Toscafund Asset Management, which owns nearly 20% in the national hirer, has called for an extraordinary general meeting this morning amid mounting frustrations about Speedy’s financial performance.
Martin Hughes, founder of Toscafund, who has been given nickname of the Rottweiler in the City for his uncompromising investing practises, wants to see David Shearer a turnaround specialist and former Crest Nicholson chairman take over at the top.
Toscafund said it “believes that Jan Astrand has been indecisive as a business leader.”
Hughes added: “The decision to call a General Meeting has not been taken lightly.
This is the first time in our 16 year history that we have felt compelled to take such action.
“David Shearer has confirmed that he is willing to accept the appointment as a director of Speedy Hire.
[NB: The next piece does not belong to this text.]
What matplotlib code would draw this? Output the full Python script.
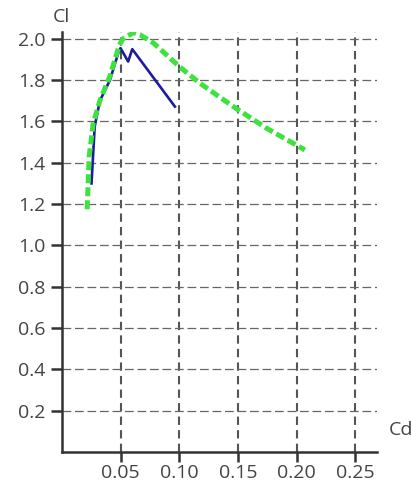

“Toscafund considers that David will be able to add significant value to the Board as it oversees Speedy Hire’s organic turnaround plan, and also has the requisite experience to examine any suitable consolidation prospect.
“We are a committed shareholder of Speedy Hire, have been invested since 2013, and now own 19.5% of the equity.
“As the Company’s largest shareholder, we believe it is our responsibility to look after the interests of all investors.”
Speedy’s board issued a statement this morning confirming that it would call a general meeting once it received a formal requisition from the city investment fund.
The call for further change at the top comes after a long run of profit warnings and boardroom departures despite strength in the broader hirer sector.
Two months ago Speedy unveiled a £58m loss in 2015 after exceptional administrative costs of £59.9m were incurred over the year.
Russell Down, now chief executive who was brought in 18 months ago, said that Speedy was now set on a recovery course after a period of restructuring to create a leaner, more effective structure, and competitive overhead base.
The firm has been through a series of management upheavals since Steve Corcoran chose to quit the business following the discovery of a £5m black hole in the company’s overseas accounts nearly three years ago.
Åstrand joined Speedy nearly two years ago after running rival hirer Lavendon’s Continental European business for several years.
Just before his appointment, ex-Costain man Mark Rogerson took the helm as chief executive and focused the business on the UK, but left after just 18 months in the job, following further profit warnings.
Down, who had been appointed initially as finance director then took over as chief executive, with a cost-cutting recovery plan and fresh management team.
Shares in the group lost more than half their value last year.